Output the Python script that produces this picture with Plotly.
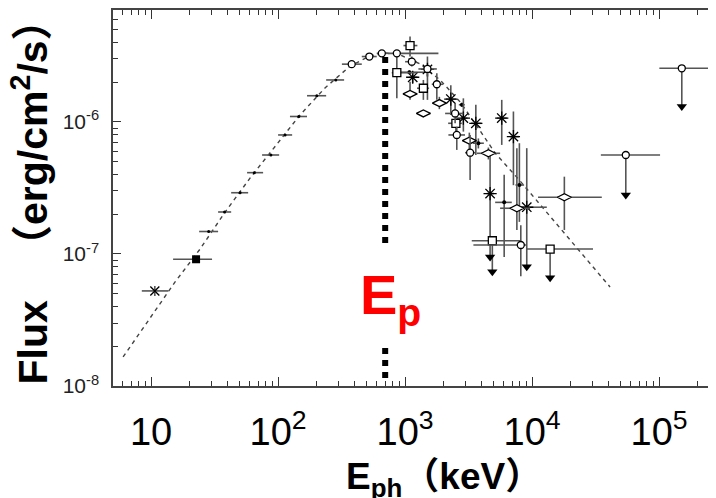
import plotly.graph_objects as go

# ---------------- data (keV, erg/cm^2/s) ----------------
# Band-function fit
model_E = [6.02, 9.82, 15.45, 24.3, 38.3, 60.3, 94.6, 148.9, 234, 369, 530, 697, 914,
           1312, 1888, 2710, 3758, 5117, 8054, 13870, 23880, 41110]
model_F = [1.66e-8, 3.27e-8, 6.14e-8, 1.09e-7, 2.08e-7, 3.77e-7, 6.58e-7, 1.13e-6,
           1.81e-6, 2.65e-6, 3.16e-6, 3.33e-6, 3.22e-6, 2.75e-6, 2.08e-6, 1.42e-6,
           9.02e-7, 5.82e-7, 3.57e-7, 1.94e-7, 1.05e-7, 5.62e-8]

# peak energy and dotted marker line
EP_KEV = 697
ep_upper_F = [3.1e-6, 1.21e-7]
ep_lower_F = [1.94e-8, 1.15e-8]

# small dots (low-energy bins)
gbm_E = [28.4, 37.9, 50.2, 65.0, 87.7, 113.5, 145.6, 201.8, 284.6]
gbm_Elo = [23.9, 33.7, 42.7, 57.0, 74.8, 100, 124, 169, 239]
gbm_Ehi = [33.7, 42.7, 58.1, 76.2, 101.9, 129, 169, 239, 331]
gbm_F = [1.48e-7, 2.08e-7, 2.91e-7, 4.13e-7, 5.62e-7, 7.97e-7, 1.10e-6, 1.58e-6, 2.08e-6]

# filled square and x marker (lowest energies)
fsq_E = [22.6]; fsq_Elo = [14.9]; fsq_Ehi = [30.2]; fsq_F = [9.12e-8]
xm_E = [10.7]; xm_Elo = [8.45]; xm_Ehi = [13.7]; xm_F = [5.25e-8]
xm_Flo = [4.81e-8]; xm_Fhi = [5.73e-8]

# open circles
circ_E = [380, 523, 656, 861, 1130, 1500, 1778, 2477, 2553, 3251, 8150]
circ_Elo = [318, 456, 598, 740, 1000, 1273, 1622, 2066, 2193, 2965, 3450]
circ_Ehi = [456, 598, 740, 1830, 1236, 1778, 1995, 2877, 2965, 3556, 9080]
circ_F = [2.74e-6, 3.13e-6, 3.31e-6, 3.31e-6, 2.86e-6, 2.52e-6, 1.93e-6, 1.16e-6,
          7.97e-7, 5.85e-7, 1.17e-7]
circ_Flo = [2.74e-6, 3.13e-6, 3.31e-6, 3.31e-6, 2.63e-6, 2.2e-6, 1.47e-6, 9.77e-7,
            6.14e-7, 3.64e-7, 6.78e-8]
circ_Fhi = [2.74e-6, 3.13e-6, 3.31e-6, 3.31e-6, 3.13e-6, 2.7e-6, 2.34e-6, 1.39e-6,
            9.2e-7, 7.97e-7, 1.65e-7]

# open circle upper limits
ciul_E = [54700, 151000]
ciul_Elo = [34800, 100500]
ciul_Ehi = [101800, 260000]
ciul_F = [5.62e-7, 2.55e-6]
ciul_tip = [2.8e-7, 1.31e-6]

# open squares
sq_E = [1094, 861, 1393, 2512]
sq_Elo = [971, 785, 1242, 2183]
sq_Ehi = [1250, 1236, 1545, 2799]
sq_F = [3.79e-6, 2.36e-6, 1.80e-6, 9.77e-7]
sq_Flo = [3.13e-6, 1.51e-6, 1.47e-6, 7.97e-7]
sq_Fhi = [4.43e-6, 3.31e-6, 2.08e-6, 1.19e-6]

# open square upper limits
squl_E = [4864, 13870]
squl_Elo = [3350, 9080]
squl_Ehi = [8050, 30200]
squl_F = [1.26e-7, 1.09e-7]
squl_tip = [7.35e-8, 6.6e-8]

# open diamonds
dia_E = [1094, 1393, 1862, 3206, 4530, 7590, 17950]
dia_Elo = [971, 1242, 1670, 2877, 3673, 5600, 11140]
dia_Ehi = [1250, 1585, 2130, 3673, 5600, 9640, 35400]
dia_F = [1.63e-6, 1.16e-6, 1.39e-6, 7.22e-7, 5.79e-7, 2.22e-7, 2.69e-7]
dia_Flo = [1.47e-6, 1.10e-6, 1.25e-6, 6.1e-7, 5.2e-7, 1.52e-7, 1.52e-7]
dia_Fhi = [2.02e-6, 1.22e-6, 1.55e-6, 8.3e-7, 6.4e-7, 6.33e-7, 3.85e-7]

# asterisks
ast_E = [1148, 1500, 2291, 2877, 3606, 5770, 7130]
ast_Elo = [1080, 1400, 2100, 2750, 3300, 5270, 6700]
ast_Ehi = [1250, 1620, 2512, 3100, 4000, 6320, 7900]
ast_F = [2.18e-6, 2.5e-6, 1.49e-6, 1.07e-6, 9.77e-7, 1.07e-6, 7.74e-7]
ast_Flo = [1.97e-6, 1.47e-6, 1.13e-6, 8.45e-7, 5.62e-7, 6.7e-7, 3.32e-7]
ast_Fhi = [2.4e-6, 3.13e-6, 1.9e-6, 1.51e-6, 1.35e-6, 1.47e-6, 1.2e-6]

# asterisk upper limits
astul_E = [4670, 9080]
astul_Elo = [4400, 8050]
astul_Ehi = [5000, 13060]
astul_F = [2.87e-7, 2.26e-7]
astul_Fhi = [5.8e-7, 6.33e-7]
astul_tip = [9.5e-8, 8.0e-8]

# small filled dots
dot_E = [1081, 3776, 6030, 7943, 2800]
dot_Elo = [912, 3420, 5120, 7400, 2650]
dot_Ehi = [1574, 4170, 6920, 8650, 2950]
dot_F = [2.38e-6, 6.9e-7, 2.46e-7, 3.33e-7, 1.35e-6]
dot_Flo = [2.3e-6, 6.3e-7, 9.5e-8, 1.75e-7, 1.3e-6]
dot_Fhi = [2.46e-6, 7.5e-7, 3.98e-7, 6.9e-7, 1.4e-6]

x_tickvals = [10, 100, 1000, 10000, 100000]
x_ticktext = ["10", "10<sup>2</sup>", "10<sup>3</sup>", "10<sup>4</sup>", "10<sup>5</sup>"]
y_tickvals = [1e-8, 1e-7, 1e-6]
y_ticktext = ["10<sup>-8</sup>", "10<sup>-7</sup>", "10<sup>-6</sup>"]

# ---------------- figure ----------------
ERR_COLOR = "#555555"


def errx(E, lo, hi):
    return dict(type="data", symmetric=False,
                array=[h - e for e, h in zip(E, hi)],
                arrayminus=[e - l for e, l in zip(E, lo)],
                color=ERR_COLOR, thickness=1.6, width=0)


def erry(F, lo, hi):
    return dict(type="data", symmetric=False,
                array=[h - f for f, h in zip(F, hi)],
                arrayminus=[f - l for f, l in zip(F, lo)],
                color=ERR_COLOR, thickness=1.6, width=0)


fig = go.Figure()

# model curve
fig.add_trace(go.Scatter(x=model_E, y=model_F, mode="lines",
                         line=dict(color="#444444", width=1.4, dash="4px,4px"),
                         hoverinfo="skip"))

# Ep dotted line
fig.add_trace(go.Scatter(x=[EP_KEV, EP_KEV, None, EP_KEV, EP_KEV],
                         y=ep_upper_F + [None] + ep_lower_F, mode="lines",
                         line=dict(color="black", width=6, dash="6px,6px")))

marker_line = dict(color="black", width=1.3)

# low-energy small dots
fig.add_trace(go.Scatter(x=gbm_E, y=gbm_F, mode="markers",
                         marker=dict(symbol="circle", size=3, color="black"),
                         error_x=errx(gbm_E, gbm_Elo, gbm_Ehi)))
fig.add_trace(go.Scatter(x=fsq_E, y=fsq_F, mode="markers",
                         marker=dict(symbol="square", size=8, color="black"),
                         error_x=errx(fsq_E, fsq_Elo, fsq_Ehi)))
fig.add_trace(go.Scatter(x=xm_E, y=xm_F, mode="markers",
                         marker=dict(symbol="x-thin-open", size=9, color="black", line=marker_line),
                         error_x=errx(xm_E, xm_Elo, xm_Ehi),
                         error_y=erry(xm_F, xm_Flo, xm_Fhi)))

# upper-limit vertical lines (point to arrow tip)
for E, lo, hi, F, tip in [(squl_E, squl_Elo, squl_Ehi, squl_F, squl_tip),
                          (ciul_E, ciul_Elo, ciul_Ehi, ciul_F, ciul_tip)]:
    fig.add_trace(go.Scatter(x=E, y=F, mode="markers", marker=dict(size=1, opacity=0),
                             error_x=errx(E, lo, hi),
                             error_y=erry(F, tip, F)))
fig.add_trace(go.Scatter(x=astul_E, y=astul_F, mode="markers", marker=dict(size=1, opacity=0),
                         error_x=errx(astul_E, astul_Elo, astul_Ehi),
                         error_y=erry(astul_F, astul_tip, astul_Fhi)))

# arrow heads
fig.add_trace(go.Scatter(x=squl_E + ciul_E + astul_E, y=squl_tip + ciul_tip + astul_tip,
                         mode="markers",
                         marker=dict(symbol="triangle-down", size=9, color="black")))

# small filled dots
fig.add_trace(go.Scatter(x=dot_E, y=dot_F, mode="markers",
                         marker=dict(symbol="circle", size=4, color="black"),
                         error_x=errx(dot_E, dot_Elo, dot_Ehi),
                         error_y=erry(dot_F, dot_Flo, dot_Fhi)))

# asterisks
fig.add_trace(go.Scatter(x=ast_E, y=ast_F, mode="markers",
                         marker=dict(symbol="asterisk-open", size=11, color="black", line=marker_line),
                         error_x=errx(ast_E, ast_Elo, ast_Ehi),
                         error_y=erry(ast_F, ast_Flo, ast_Fhi)))
fig.add_trace(go.Scatter(x=astul_E, y=astul_F, mode="markers",
                         marker=dict(symbol="asterisk-open", size=11, color="black", line=marker_line)))

# squares
fig.add_trace(go.Scatter(x=sq_E, y=sq_F, mode="markers",
                         marker=dict(symbol="square", size=8, color="white", line=marker_line),
                         error_x=errx(sq_E, sq_Elo, sq_Ehi),
                         error_y=erry(sq_F, sq_Flo, sq_Fhi)))
fig.add_trace(go.Scatter(x=squl_E, y=squl_F, mode="markers",
                         marker=dict(symbol="square", size=8, color="white", line=marker_line)))

# diamonds
fig.add_trace(go.Scatter(x=dia_E, y=dia_F, mode="markers",
                         marker=dict(symbol="diamond-wide", size=10, color="white", line=marker_line),
                         error_x=errx(dia_E, dia_Elo, dia_Ehi),
                         error_y=erry(dia_F, dia_Flo, dia_Fhi)))

# circles
fig.add_trace(go.Scatter(x=circ_E, y=circ_F, mode="markers",
                         marker=dict(symbol="circle", size=7, color="white", line=marker_line),
                         error_x=errx(circ_E, circ_Elo, circ_Ehi),
                         error_y=erry(circ_F, circ_Flo, circ_Fhi)))
fig.add_trace(go.Scatter(x=ciul_E, y=ciul_F, mode="markers",
                         marker=dict(symbol="circle", size=7, color="white", line=marker_line)))

# minor tick positions
x_minor = [k * 10 ** n for n in range(0, 6) for k in range(2, 10)]
y_minor = [k * 10.0 ** n for n in range(-9, -4) for k in range(2, 10)]

fig.update_layout(
    width=716, height=498,
    margin=dict(l=105, r=6, t=2, b=120, autoexpand=False),
    paper_bgcolor="white", plot_bgcolor="white",
    showlegend=False,
    font=dict(family="Arial, Liberation Sans, sans-serif", color="black"),
    xaxis=dict(type="log", range=[0.70, 5.464], automargin=False,
               tickmode="array", tickvals=x_tickvals, ticktext=x_ticktext,
               ticks="inside", ticklen=9, tickwidth=1.2, tickcolor="#333",
               showline=True, linecolor="#444", linewidth=1.5, mirror="allticks",
               showgrid=False, zeroline=False,
               tickfont=dict(size=38, family="Arial, Liberation Sans, sans-serif", color="black"),
               ticklabelstandoff=12,
               minor=dict(tickmode="array", tickvals=x_minor, ticks="inside",
                          ticklen=5, tickwidth=1, tickcolor="#333", showgrid=False)),
    yaxis=dict(type="log", range=[-8, -5.152], automargin=False,
               tickmode="array", tickvals=y_tickvals, ticktext=y_ticktext,
               ticks="inside", ticklen=8, tickwidth=1.2, tickcolor="#333",
               showline=True, linecolor="#444", linewidth=1.5, mirror="allticks",
               showgrid=False, zeroline=False,
               tickfont=dict(size=21, family="Liberation Sans Narrow, Arial Narrow, sans-serif",
                             color="#222"),
               ticklabelstandoff=8,
               minor=dict(tickmode="array", tickvals=y_minor, ticks="inside",
                          ticklen=5, tickwidth=1, tickcolor="#333", showgrid=False)),
)

CJK = "Arial, Liberation Sans, Noto Sans CJK SC, sans-serif"
fig.add_annotation(text="<b>Flux&nbsp;&nbsp;&nbsp;（erg/cm<sup>2</sup>/s）</b>",
                   xref="paper", yref="paper", x=-0.138, y=0.516, textangle=-90,
                   xanchor="center", yanchor="middle", showarrow=False,
                   font=dict(size=41, family=CJK, color="black"))
fig.add_annotation(text="<b>E<sub>ph</sub>（keV）</b>",
                   xref="paper", yref="paper", x=0.381, y=-0.181,
                   xanchor="left", yanchor="top", showarrow=False,
                   font=dict(size=37, family=CJK, color="black"))
fig.add_annotation(text="<b>E<sub>p</sub></b>",
                   x=2.843, xref="x", yref="paper", y=0.232, xshift=5,
                   xanchor="center", yanchor="middle", showarrow=False,
                   font=dict(size=56, family="Arial, Liberation Sans, sans-serif", color="#ff0000"))

fig.write_html("out.html")
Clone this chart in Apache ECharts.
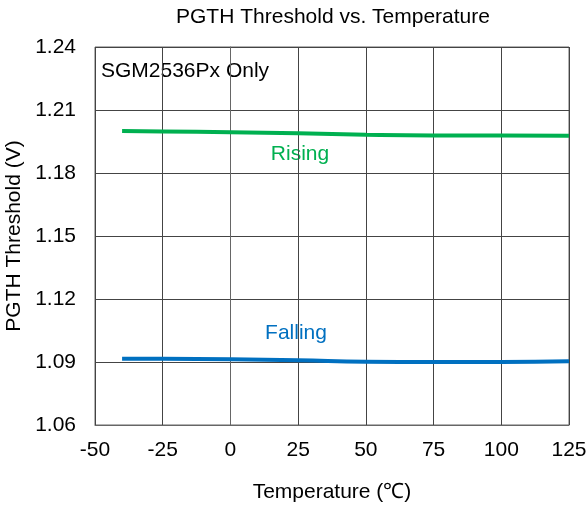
<!DOCTYPE html>
<html>
<head>
<meta charset="utf-8">
<style>
  html, body { margin: 0; padding: 0; background: #fff; }
  #chart { width: 588px; height: 506px; }
</style>
<script src="https://cdn.jsdelivr.net/npm/echarts@6/dist/echarts.min.js"></script>
</head>
<body>
<div id="chart"></div>
<script>
// Temperature points (°C)
const temperatures = [-40, -25, 0, 25, 50, 75, 100, 125];
// PGTH threshold, rising edge (V)
const risingValues = [1.2000, 1.1998, 1.1994, 1.1989, 1.1982, 1.1979, 1.1979, 1.1977];
// PGTH threshold, falling edge (V)
const fallingValues = [1.0916, 1.0915, 1.0913, 1.0908, 1.0901, 1.0900, 1.0900, 1.0903];
// Axis ticks
const xTicks = [-50, -25, 0, 25, 50, 75, 100, 125];
const yTicks = [1.06, 1.09, 1.12, 1.15, 1.18, 1.21, 1.24];

const FONT = 'Liberation Sans, Arial, sans-serif';
const FS = 21;
const pairs = (xs, ys) => xs.map((x, i) => [x, ys[i]]);

const chart = echarts.init(document.getElementById('chart'), null, { renderer: 'canvas' });
chart.setOption({
  animation: false,
  backgroundColor: '#ffffff',
  grid: { left: 95, right: 19, top: 47, bottom: 81, show: true, borderColor: '#666', borderWidth: 1,
    containLabel: false, outerBoundsMode: 'none' },
  xAxis: {
    type: 'value', min: xTicks[0], max: xTicks[xTicks.length - 1], interval: 25,
    name: 'Temperature (℃)', nameLocation: 'middle', nameGap: 57,
    nameTextStyle: { fontFamily: FONT, fontSize: FS, color: '#000' },
    axisLine: { show: true, lineStyle: { color: '#666' } },
    axisTick: { show: false },
    axisLabel: { fontFamily: FONT, fontSize: FS, color: '#000', margin: 15 },
    splitLine: { show: true, lineStyle: { color: '#444', width: 1 } }
  },
  yAxis: {
    type: 'value', min: yTicks[0], max: yTicks[yTicks.length - 1], interval: 0.03,
    name: 'PGTH Threshold (V)', nameLocation: 'middle', nameGap: 64, nameRotate: 90,
    nameTextStyle: { fontFamily: FONT, fontSize: FS, color: '#000' },
    axisLine: { show: true, lineStyle: { color: '#666' } },
    axisTick: { show: false },
    axisLabel: { fontFamily: FONT, fontSize: FS, color: '#000', margin: 19,
      formatter: v => v.toFixed(2) },
    splitLine: { show: true, lineStyle: { color: '#444', width: 1 } }
  },
  graphic: [
    { type: 'text', x: 333, y: 17,
      style: { text: 'PGTH Threshold vs. Temperature', fontFamily: FONT, fontSize: FS, fill: '#000',
        align: 'center', verticalAlign: 'middle' } },
    { type: 'text', x: 101, y: 71,
      style: { text: 'SGM2536Px Only', fontFamily: FONT, fontSize: FS, fill: '#000',
        align: 'left', verticalAlign: 'middle' } },
    { type: 'text', x: 300, y: 154,
      style: { text: 'Rising', fontFamily: FONT, fontSize: FS, fill: '#00B050',
        align: 'center', verticalAlign: 'middle' } },
    { type: 'text', x: 296, y: 333,
      style: { text: 'Falling', fontFamily: FONT, fontSize: FS, fill: '#0070C0',
        align: 'center', verticalAlign: 'middle' } }
  ],
  series: [
    { name: 'Rising', type: 'line', smooth: true, symbol: 'none',
      data: pairs(temperatures, risingValues),
      lineStyle: { color: '#00B050', width: 4 } },
    { name: 'Falling', type: 'line', smooth: true, symbol: 'none',
      data: pairs(temperatures, fallingValues),
      lineStyle: { color: '#0070C0', width: 4 } }
  ]
});
</script>
</body>
</html>
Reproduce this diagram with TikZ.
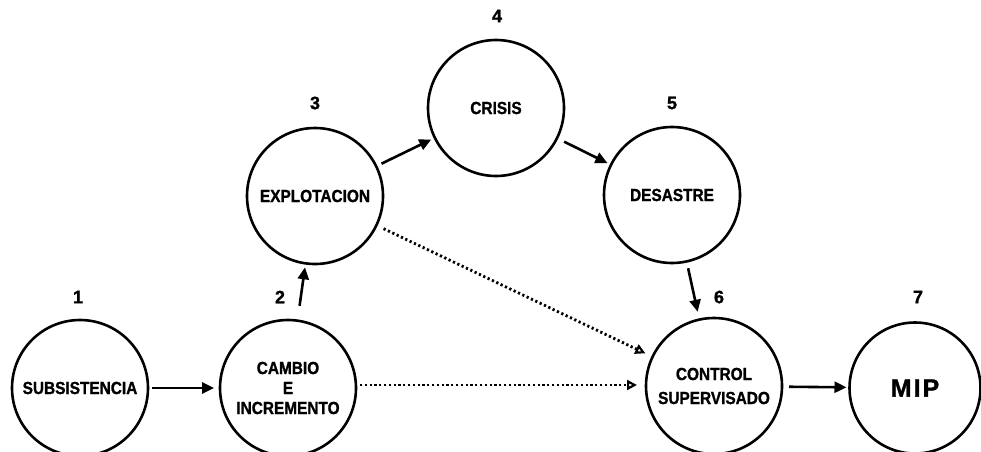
\documentclass[tikz,border=0pt]{standalone}
\usepackage{fontspec}
\newfontfamily\labf{Liberation Sans}[FakeStretch=0.88,FakeBold=1.2]
\newfontfamily\labw{Liberation Sans}[FakeBold=1.2]
\usetikzlibrary{arrows.meta}
\tikzset{
  stage/.style={draw, circle, line width=2.6pt, minimum size=136pt, inner sep=0pt, outer sep=0pt, align=center,
    font=\labf\bfseries\fontsize{17.5}{20}\selectfont},
  num/.style={font=\labw\bfseries\fontsize{18}{18}\selectfont, inner sep=0pt},
  flow/.style={line width=2.6pt, -{Triangle[length=12pt,width=11pt]}},
  weak/.style={line width=2.8pt, dash pattern=on 2.2pt off 2.6pt, -{Triangle[open,length=10pt,width=10pt,line width=2.2pt]}}
}
\begin{document}
\begin{tikzpicture}[x=1pt,y=-1pt]
\clip (0,0) rectangle (981,451);
\fill[white] (0,0) rectangle (981,451);
\node[stage] (n1) at (80,388) {SUBSISTENCIA};
\node[stage] (n2) at (288,388) {CAMBIO\\E\\INCREMENTO};
\node[stage] (n3) at (315,196) {EXPLOTACION};
\node[stage] (n4) at (496,108) {CRISIS};
\node[stage] (n5) at (672,195) {DESASTRE};
\node[stage, font=\labf\bfseries\fontsize{17.5}{24}\selectfont] (n6) at (714,386) {CONTROL\\SUPERVISADO};
\node[stage, minimum size=131pt, font=\labw\bfseries\fontsize{25}{25}\selectfont] (n7) at (915,388) {M\kern2pt I\kern2pt P};
\node[num] (l1) at (78,297) {1};
\node[num] (l2) at (280,297) {2};
\node[num] (l3) at (315,103) {3};
\node[num] (l4) at (497,16) {4};
\node[num] (l5) at (672,103) {5};
\node[num] (l6) at (719,297) {6};
\node[num] (l7) at (918,297) {7};
\draw[flow, shorten <=4pt, shorten >=6pt] (n1) -- (n2);
\draw[flow, shorten <=15pt, shorten >=4pt] (n2) -- (n3);
\draw[flow, shorten <=6pt, shorten >=4pt] (n3) -- (n4);
\draw[flow, shorten <=8pt, shorten >=4pt] (n4) -- (n5);
\draw[flow, shorten <=7pt, shorten >=8pt] (n5) -- (n6);
\draw[flow, shorten <=7pt, shorten >=3pt] (n6) -- (n7);
\draw[weak, shorten <=8pt, shorten >=8pt] (n3) -- (n6);
\draw[weak, shorten <=4pt, shorten >=9pt] ([yshift=3pt]n2.east) -- ([yshift=1pt]n6.west);
\end{tikzpicture}
\end{document}
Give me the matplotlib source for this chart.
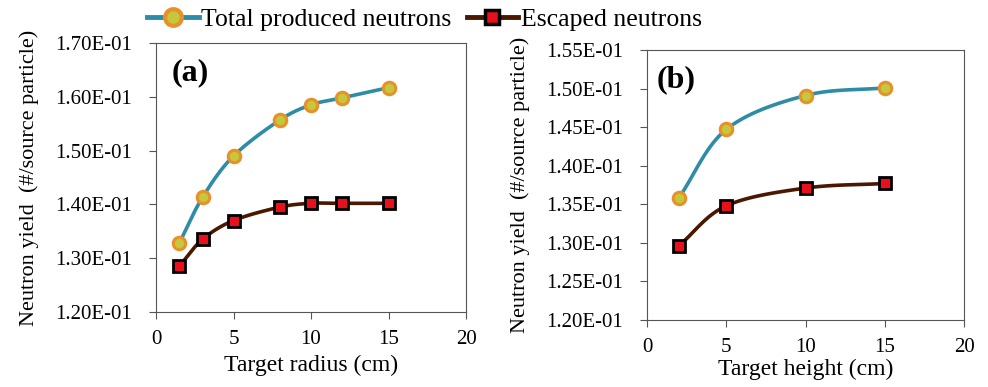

> _WHAT IS NEEDED_
Repeat, word for word, the lines of the material above from the one holding "Clone this chart in Apache ECharts." through the one holding "const pairs = (xs, ys)". Leave out pictures.

> _TASK RESULT_
Clone this chart in Apache ECharts.
<!DOCTYPE html>
<html>
<head>
<meta charset="utf-8">
<style>
  html, body { margin: 0; padding: 0; background: #fff; }
  #chart { width: 588px; height: 506px; }
</style>
<script src="https://cdn.jsdelivr.net/npm/echarts@6/dist/echarts.min.js"></script>
</head>
<body>
<div id="chart"></div>
<script>
// Temperature points (°C)
const temperatures = [-40, -25, 0, 25, 50, 75, 100, 125];
// PGTH threshold, rising edge (V)
const risingValues = [1.2000, 1.1998, 1.1994, 1.1989, 1.1982, 1.1979, 1.1979, 1.1977];
// PGTH threshold, falling edge (V)
const fallingValues = [1.0916, 1.0915, 1.0913, 1.0908, 1.0901, 1.0900, 1.0900, 1.0903];
// Axis ticks
const xTicks = [-50, -25, 0, 25, 50, 75, 100, 125];
const yTicks = [1.06, 1.09, 1.12, 1.15, 1.18, 1.21, 1.24];

const FONT = 'Liberation Sans, Arial, sans-serif';
const FS = 21;
const pairs = (xs, ys) => xs.map((x, i) => [x, ys[i]]);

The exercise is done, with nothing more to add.